Ronald Hambleton holds the title of Distinguished University Professor and is Chairperson of the Research and Evaluation Methods Program and Executive Director of the Center for Educational Assessment at the University of Massachusetts, Amherst. He is co-author of several textbooks including Fundamentals of Item Response Theory, and Item Response Theory: Principles and Applications (with H. Swaminathan and H. Jane Rogers), and co-editor of the Handbook of Modern Item Response Theory (with Wim van der Linden), and Adaptation of Educational and Psychological Tests for Cross-Cultural Assessment (with Peter Merenda and Charles Spielberger). Hambleton has received honorary doctorates from Umea University in Sweden and the University of Oviedo in Spain, the 1994 National Council on Measurement in Education Career Award, and the 2003 Association of Test Publishers National Award for Contributions to Computer-Based Testing. Professor Hambleton is a frequent consultant to state departments of education, national government agencies, and credentialing organizations.
Robert R. Hunt, Ph.D., VP of Product Development and General Counsel, Caveon Test Security.; General Counsel, Performance Testing Council. Dr. Hunt earned his J.D. and Ph.D. in Higher Education Leadership & Policy from the University of Utah. With experience as an attorney and in the management of IT certification programs and tests, at Caveon Dr. Hunt helps testing programs to suppress cheating and the piracy of test content through the application of data gathering and forensic analyses, legal planning and targeted legal action.
Richard P. Phelps [Home Page] taught secondary school mathematics in Burkina Faso (West Africa); and worked at the Organisation for Economic Co-operation and Development in Paris, the U.S. General Accounting Office, Westat, and Indiana's Education Department. Phelps is the editor and co-author of Defending Standardized Testing, the author of
Kill the Messenger: The War on Standardized Testing, and the lead author of Education in States and Nations, Higher Education: An International Perspective, State Indicators in Education and Features of Occupational Programs at the Secondary and Postsecondary Levels. He has been awarded research fellowships from the Educational Testing Service, the American Education Finance Association, and the National Center for Education Statistics.
Barbara Plake is W.C. Meierhenry University Distinguished Professor of Statistics and Measurement at the University of Nebraska, co-editor of Applied Measurement in Education and the Mental Measurements Yearbook, past president of the National Council on Measurement in Education, and Director of the world-famous Buros Institute of Mental Measurements.
David Rogosa is Associate Professor, School of Education, Department of Statistics (by courtesy), and Department of Health Research and Policy, Division of Biostatistics (by courtesy) at Stanford University.

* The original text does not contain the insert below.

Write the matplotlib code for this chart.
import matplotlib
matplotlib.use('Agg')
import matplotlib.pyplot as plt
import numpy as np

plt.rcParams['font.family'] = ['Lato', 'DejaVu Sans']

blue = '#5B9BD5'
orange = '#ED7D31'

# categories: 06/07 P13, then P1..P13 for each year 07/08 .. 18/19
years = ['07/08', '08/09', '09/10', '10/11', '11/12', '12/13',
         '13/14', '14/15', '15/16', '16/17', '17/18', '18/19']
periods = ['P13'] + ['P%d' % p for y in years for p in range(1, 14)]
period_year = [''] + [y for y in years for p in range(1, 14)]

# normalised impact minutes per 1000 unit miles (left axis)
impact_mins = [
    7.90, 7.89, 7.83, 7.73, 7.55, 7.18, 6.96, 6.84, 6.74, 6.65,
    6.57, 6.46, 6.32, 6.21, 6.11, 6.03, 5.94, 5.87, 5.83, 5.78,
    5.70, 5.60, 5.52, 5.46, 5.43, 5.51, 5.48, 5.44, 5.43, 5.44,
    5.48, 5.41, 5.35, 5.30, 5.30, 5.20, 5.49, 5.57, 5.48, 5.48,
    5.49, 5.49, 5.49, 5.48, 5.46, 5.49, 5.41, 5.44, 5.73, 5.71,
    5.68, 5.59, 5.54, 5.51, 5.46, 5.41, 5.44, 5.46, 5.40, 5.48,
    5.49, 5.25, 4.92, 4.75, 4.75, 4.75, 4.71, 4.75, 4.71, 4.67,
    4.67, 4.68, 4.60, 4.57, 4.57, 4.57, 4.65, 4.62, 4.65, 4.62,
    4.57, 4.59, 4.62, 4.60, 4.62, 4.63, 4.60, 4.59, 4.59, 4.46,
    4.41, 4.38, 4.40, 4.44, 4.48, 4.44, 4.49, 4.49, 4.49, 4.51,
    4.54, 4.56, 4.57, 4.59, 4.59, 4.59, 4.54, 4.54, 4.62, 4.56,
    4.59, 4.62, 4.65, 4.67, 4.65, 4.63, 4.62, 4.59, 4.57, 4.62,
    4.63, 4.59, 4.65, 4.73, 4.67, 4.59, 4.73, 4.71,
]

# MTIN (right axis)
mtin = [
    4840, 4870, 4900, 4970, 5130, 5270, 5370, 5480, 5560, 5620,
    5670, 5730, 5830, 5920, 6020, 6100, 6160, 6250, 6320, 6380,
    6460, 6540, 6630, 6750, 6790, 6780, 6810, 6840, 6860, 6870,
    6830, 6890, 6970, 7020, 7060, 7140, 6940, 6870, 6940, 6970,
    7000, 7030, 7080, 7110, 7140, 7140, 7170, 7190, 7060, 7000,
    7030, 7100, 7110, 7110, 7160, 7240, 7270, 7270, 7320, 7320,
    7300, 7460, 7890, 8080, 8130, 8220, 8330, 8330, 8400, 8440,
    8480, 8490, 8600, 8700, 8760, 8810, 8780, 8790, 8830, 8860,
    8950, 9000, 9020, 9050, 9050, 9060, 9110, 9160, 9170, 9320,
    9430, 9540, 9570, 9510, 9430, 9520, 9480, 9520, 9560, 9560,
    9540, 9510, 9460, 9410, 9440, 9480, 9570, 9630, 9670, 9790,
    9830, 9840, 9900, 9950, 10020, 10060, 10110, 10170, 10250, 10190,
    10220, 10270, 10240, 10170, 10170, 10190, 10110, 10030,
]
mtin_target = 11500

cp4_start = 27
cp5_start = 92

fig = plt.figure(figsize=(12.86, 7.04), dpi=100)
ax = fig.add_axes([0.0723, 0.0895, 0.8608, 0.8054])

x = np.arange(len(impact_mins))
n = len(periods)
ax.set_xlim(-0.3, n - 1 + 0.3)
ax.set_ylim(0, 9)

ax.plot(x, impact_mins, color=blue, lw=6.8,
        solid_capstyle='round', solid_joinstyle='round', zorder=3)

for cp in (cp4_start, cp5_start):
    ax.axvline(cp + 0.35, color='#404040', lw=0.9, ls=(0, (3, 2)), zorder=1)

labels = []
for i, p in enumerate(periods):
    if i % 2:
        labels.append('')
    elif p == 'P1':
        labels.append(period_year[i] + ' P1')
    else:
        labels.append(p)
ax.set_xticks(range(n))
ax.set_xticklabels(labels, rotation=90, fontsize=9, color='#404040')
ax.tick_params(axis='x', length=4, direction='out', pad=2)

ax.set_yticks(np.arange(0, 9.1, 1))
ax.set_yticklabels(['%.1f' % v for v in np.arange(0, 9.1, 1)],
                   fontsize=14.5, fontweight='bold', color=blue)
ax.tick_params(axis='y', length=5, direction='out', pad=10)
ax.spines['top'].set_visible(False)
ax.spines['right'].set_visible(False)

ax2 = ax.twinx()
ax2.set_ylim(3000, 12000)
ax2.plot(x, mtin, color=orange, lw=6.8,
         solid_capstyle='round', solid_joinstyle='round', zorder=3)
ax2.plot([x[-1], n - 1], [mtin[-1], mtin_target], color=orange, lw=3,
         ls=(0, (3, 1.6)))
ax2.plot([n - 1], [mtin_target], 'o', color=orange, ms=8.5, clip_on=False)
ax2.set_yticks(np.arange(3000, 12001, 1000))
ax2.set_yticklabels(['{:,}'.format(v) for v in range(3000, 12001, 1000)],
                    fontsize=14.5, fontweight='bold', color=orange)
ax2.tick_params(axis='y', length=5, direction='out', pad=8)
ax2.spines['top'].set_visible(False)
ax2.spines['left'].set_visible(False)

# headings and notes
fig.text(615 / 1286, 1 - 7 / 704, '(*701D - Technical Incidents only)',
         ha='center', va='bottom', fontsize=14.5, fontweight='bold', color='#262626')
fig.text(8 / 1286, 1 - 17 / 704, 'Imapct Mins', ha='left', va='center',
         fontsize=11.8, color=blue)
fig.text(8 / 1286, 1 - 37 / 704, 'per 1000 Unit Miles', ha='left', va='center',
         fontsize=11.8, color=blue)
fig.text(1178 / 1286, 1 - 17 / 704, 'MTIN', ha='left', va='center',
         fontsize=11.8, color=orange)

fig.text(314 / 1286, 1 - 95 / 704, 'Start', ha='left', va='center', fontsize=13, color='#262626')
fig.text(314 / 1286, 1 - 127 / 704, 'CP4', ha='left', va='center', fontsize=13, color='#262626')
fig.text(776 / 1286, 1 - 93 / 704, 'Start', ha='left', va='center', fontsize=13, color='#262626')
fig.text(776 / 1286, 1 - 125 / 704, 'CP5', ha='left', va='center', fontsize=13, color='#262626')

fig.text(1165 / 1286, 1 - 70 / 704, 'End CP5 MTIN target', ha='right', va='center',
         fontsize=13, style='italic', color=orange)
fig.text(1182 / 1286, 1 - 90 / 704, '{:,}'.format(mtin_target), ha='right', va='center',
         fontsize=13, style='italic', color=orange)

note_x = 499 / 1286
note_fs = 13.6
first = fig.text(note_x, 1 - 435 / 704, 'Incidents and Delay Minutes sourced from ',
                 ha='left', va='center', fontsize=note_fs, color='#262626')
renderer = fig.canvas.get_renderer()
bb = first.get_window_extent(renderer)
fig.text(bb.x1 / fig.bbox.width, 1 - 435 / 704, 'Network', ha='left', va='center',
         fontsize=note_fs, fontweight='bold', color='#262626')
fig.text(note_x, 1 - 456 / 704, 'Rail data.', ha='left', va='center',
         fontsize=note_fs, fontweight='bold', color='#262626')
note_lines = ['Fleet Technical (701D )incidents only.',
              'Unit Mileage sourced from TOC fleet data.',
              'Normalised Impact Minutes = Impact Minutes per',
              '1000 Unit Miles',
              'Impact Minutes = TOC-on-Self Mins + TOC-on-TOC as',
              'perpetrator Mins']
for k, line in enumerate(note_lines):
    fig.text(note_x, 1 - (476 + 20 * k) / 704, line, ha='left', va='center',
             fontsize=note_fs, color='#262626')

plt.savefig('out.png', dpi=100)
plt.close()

His research interests include Statistics in Behavioral Sciences, Longitudinal Research, and Educational Assessment.
Stephen G. Sireci [Home Page] is Director of the Center for Educational Assessment and Professor in the Research and Evaluation Methods Program in the School of Education at the University of Massachusetts Amherst. He has held positions of responsibility with the Newark Board of Education, the American Institute for Certified Public Accountants, and the GED Testing Service of the American Council on Education. Professor Sireci specializes in evaluating test fairness, particularly issues related to content validity, test bias, and sensitivity review. He is the author of over 100 publications and paper presentations and co-editor of the Journal of Applied Testing Technology.